豊川稲荷では、旧暦2月の初午の日(例年、新暦の3月頃)に初午祭が盛大に執り行われます。この祭りは豊作や商売繁盛、家内安全を祈願する重要な行事です。
また、豊川稲荷は日本国内に複数点在します。東京・大阪・神奈川、北海道、福岡に別院があり、同様に初午祭が催されます。
所在地:〒442-8538 愛知県豊川市豊川町1番地
岡寺山継松寺(三重県松阪市)
三重県松阪市にある岡寺山継松寺は、毎年3月に「松阪初牛祭り(初午大祭)」を開催する歴史ある寺院です。このお寺は、東大寺の設立成功を祈願して建立された由緒正しい背景を持ち、日本最古の厄除霊場として知られます。
継松寺の初午大祭は、単なる祭りにとどまらず、厄除けの伝統と結びついた独特の文化を持っています。例えば、「猿はじき」という縁起玩具は厄を払い除けるとされ、「ねじりおこし」というお菓子は厄をねじり伏せる力があるといわれます。これらの品々は、祭りの際に参拝者たちに喜ばれる特別なお守りとなっています。

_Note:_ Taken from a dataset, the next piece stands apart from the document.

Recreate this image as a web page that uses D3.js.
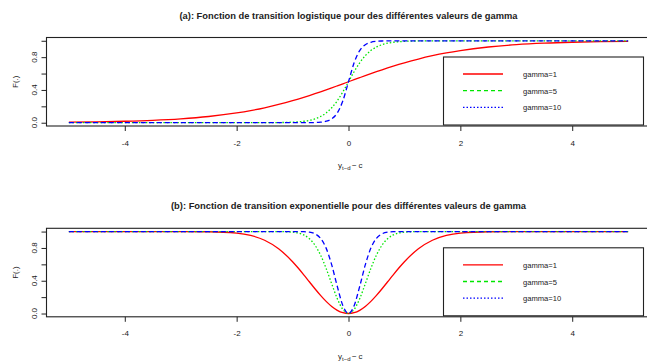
<!DOCTYPE html>
<html>
<head>
<meta charset="utf-8">
<script src="https://cdn.jsdelivr.net/npm/d3@7"></script>
<style>
  html, body { margin: 0; padding: 0; background: #fff; }
  svg { display: block; font-family: "Liberation Sans", Arial, sans-serif; }
</style>
</head>
<body>
<svg id="chart" width="647" height="363"></svg>
<script>
const xs = [-5, -4.5, -4, -3.5, -3, -2.5, -2, -1.75, -1.5, -1.25, -1,
  -0.9, -0.8, -0.7, -0.6, -0.5, -0.4, -0.3, -0.2, -0.1, 0,
  0.1, 0.2, 0.3, 0.4, 0.5, 0.6, 0.7, 0.8, 0.9,
  1, 1.25, 1.5, 1.75, 2, 2.5, 3, 3.5, 4, 4.5, 5];

// (a) logistic
const logG1 = [0.0067, 0.011, 0.018, 0.0293, 0.0474, 0.0759, 0.1192, 0.148, 0.1824, 0.2227, 0.2689,
  0.2891, 0.31, 0.3318, 0.3543, 0.3775, 0.4013, 0.4256, 0.4502, 0.475, 0.5,
  0.525, 0.5498, 0.5744, 0.5987, 0.6225, 0.6457, 0.6682, 0.69, 0.7109,
  0.7311, 0.7773, 0.8176, 0.852, 0.8808, 0.9241, 0.9526, 0.9707, 0.982, 0.989, 0.9933];
const logG5 = [0, 0, 0, 0, 0, 0, 0, 0.0002, 0.0006, 0.0019, 0.0067,
  0.011, 0.018, 0.0293, 0.0474, 0.0759, 0.1192, 0.1824, 0.2689, 0.3775, 0.5,
  0.6225, 0.7311, 0.8176, 0.8808, 0.9241, 0.9526, 0.9707, 0.982, 0.989,
  0.9933, 0.9981, 0.9994, 0.9998, 1, 1, 1, 1, 1, 1, 1];
const logG10 = [0, 0, 0, 0, 0, 0, 0, 0, 0, 0, 0,
  0.0001, 0.0003, 0.0009, 0.0025, 0.0067, 0.018, 0.0474, 0.1192, 0.2689, 0.5,
  0.7311, 0.8808, 0.9526, 0.982, 0.9933, 0.9975, 0.9991, 0.9997, 0.9999,
  1, 1, 1, 1, 1, 1, 1, 1, 1, 1, 1];

// (b) exponential
const expG1 = [1, 1, 1, 1, 0.9999, 0.9981, 0.9817, 0.9532, 0.8946, 0.7904, 0.6321,
  0.5551, 0.4727, 0.3874, 0.3023, 0.2212, 0.1479, 0.0861, 0.0392, 0.01, 0,
  0.01, 0.0392, 0.0861, 0.1479, 0.2212, 0.3023, 0.3874, 0.4727, 0.5551,
  0.6321, 0.7904, 0.8946, 0.9532, 0.9817, 0.9981, 0.9999, 1, 1, 1, 1];
const expG5 = [1, 1, 1, 1, 1, 1, 1, 1, 1, 0.9996, 0.9933,
  0.9826, 0.9592, 0.9137, 0.8347, 0.7135, 0.5507, 0.3624, 0.1813, 0.0488, 0,
  0.0488, 0.1813, 0.3624, 0.5507, 0.7135, 0.8347, 0.9137, 0.9592, 0.9826,
  0.9933, 0.9996, 1, 1, 1, 1, 1, 1, 1, 1, 1];
const expG10 = [1, 1, 1, 1, 1, 1, 1, 1, 1, 1, 1,
  0.9997, 0.9983, 0.9926, 0.9727, 0.9179, 0.7981, 0.5934, 0.3297, 0.0952, 0,
  0.0952, 0.3297, 0.5934, 0.7981, 0.9179, 0.9727, 0.9926, 0.9983, 0.9997,
  1, 1, 1, 1, 1, 1, 1, 1, 1, 1, 1];

const xTicks = [-4, -2, 0, 2, 4];
const yTicks = [0, 0.2, 0.4, 0.6, 0.8, 1];
const yTickLabels = [0, 0.4, 0.8];
const legendLabels = ['gamma=1', 'gamma=5', 'gamma=10'];

const titles = [
  '(a): Fonction de transition logistique pour des différentes valeurs de gamma',
  '(b): Fonction de transition exponentielle pour des différentes valeurs de gamma'
];

const colors = ['#ff0000', '#00e600', '#0000ff'];
// dash used in the plot vs the (mismatched) dash shown in the legend
const plotDash = [null, '1.5,2', '5,3'];
const legendDash = [null, '4,3', '1.5,2'];

const svg = d3.select('#chart');
const ink = '#222';

const x = d3.scaleLinear().domain([-5.4, 5.4]).range([46.5, 650.5]);

const drawPanel = (top, title, titleWidth, series) => {
  const bottom = top + 88.5;
  const y = d3.scaleLinear().domain([-0.04, 1.04]).range([bottom, top]);
  const g = svg.append('g');

  // title
  g.append('text')
    .attr('x', 348.5).attr('y', top - 19)
    .attr('text-anchor', 'middle')
    .attr('font-size', 9.5).attr('font-weight', 'bold')
    .attr('fill', ink)
    .attr('textLength', titleWidth).attr('lengthAdjust', 'spacingAndGlyphs')
    .text(title);

  // curves
  const line = d3.line()
    .x((d, i) => x(xs[i]))
    .y(d => y(d))
    .curve(d3.curveMonotoneX);

  series.forEach((s, i) => {
    g.append('path')
      .attr('d', line(s))
      .attr('fill', 'none')
      .attr('stroke', colors[i])
      .attr('stroke-width', 1.3)
      .attr('stroke-dasharray', plotDash[i]);
  });

  // box
  g.append('rect')
    .attr('x', x(-5.4)).attr('y', top)
    .attr('width', x(5.4) - x(-5.4)).attr('height', bottom - top)
    .attr('fill', 'none').attr('stroke', ink).attr('stroke-width', 1.1);

  // x axis
  const xAxis = g.append('g')
    .attr('transform', `translate(0,${bottom})`)
    .call(d3.axisBottom(x).tickValues(xTicks).tickSize(5).tickPadding(9)
      .tickFormat(d => d < 0 ? '-' + Math.abs(d) : d));
  xAxis.select('.domain').remove();
  xAxis.selectAll('line').attr('stroke', ink);
  xAxis.selectAll('text').attr('font-size', 8).attr('fill', ink)
    .attr('font-family', '"Liberation Sans", Arial, sans-serif');

  // y axis
  const yAxis = g.append('g')
    .attr('transform', `translate(${x(-5.4)},0)`)
    .call(d3.axisLeft(y).tickValues(yTicks).tickSize(5).tickFormat(''));
  yAxis.select('.domain').attr('d', `M0,${y(0)}V${y(1)}`).attr('stroke', ink);
  yAxis.selectAll('line').attr('stroke', ink);

  yTickLabels.forEach(v => {
    g.append('text')
      .attr('transform', `translate(36.5,${y(v)}) rotate(-90)`)
      .attr('text-anchor', 'middle')
      .attr('font-size', 8).attr('fill', ink)
      .text(d3.format('.1f')(v));
  });

  // axis titles
  g.append('text')
    .attr('transform', `translate(18,${(top + bottom) / 2}) rotate(-90)`)
    .attr('text-anchor', 'middle')
    .attr('font-size', 8).attr('fill', ink)
    .text('F(.)');

  const xl = g.append('text')
    .attr('x', 338).attr('y', bottom + 42)
    .attr('font-size', 8).attr('fill', ink);
  xl.append('tspan').text('y');
  xl.append('tspan').attr('font-size', 6).attr('dy', 2).text('t\u2212d');
  xl.append('tspan').attr('dy', -2).text('\u2009\u2212\u2009c');

  // legend
  const lg = g.append('g');
  const lTop = top + 19.5;
  lg.append('rect')
    .attr('x', 443.5).attr('y', lTop)
    .attr('width', 200).attr('height', bottom - 1 - lTop)
    .attr('fill', '#fff').attr('stroke', ink).attr('stroke-width', 1.1);

  legendLabels.forEach((lab, i) => {
    const ly = lTop + 17 + i * 16.7;
    lg.append('line')
      .attr('x1', 463).attr('x2', 503).attr('y1', ly).attr('y2', ly)
      .attr('stroke', colors[i]).attr('stroke-width', 1.3)
      .attr('stroke-dasharray', legendDash[i]);
    lg.append('text')
      .attr('x', 523).attr('y', ly + 3)
      .attr('font-size', 7.6).attr('fill', ink)
      .text(lab);
  });
};

drawPanel(37.5, titles[0], 338, [logG1, logG5, logG10]);
drawPanel(228.3, titles[1], 355, [expG1, expG5, expG10]);
</script>
</body>
</html>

所在地:〒515-0081 三重県松阪市中町1952番地
まとめ
初午は、自然への畏敬や豊かな収穫への願いが受け継がれている日本人にとって特別な日といえるでしょう。
今年は稲荷神社への参拝や、いなり寿司などの伝統料理を楽しみながら、家族の健康と豊作を祈願してみてはいかがでしょうか。2025年は2月6日(木)が初午の日となりますので、ぜひ稲荷神社への参詣などに出かけてみてください。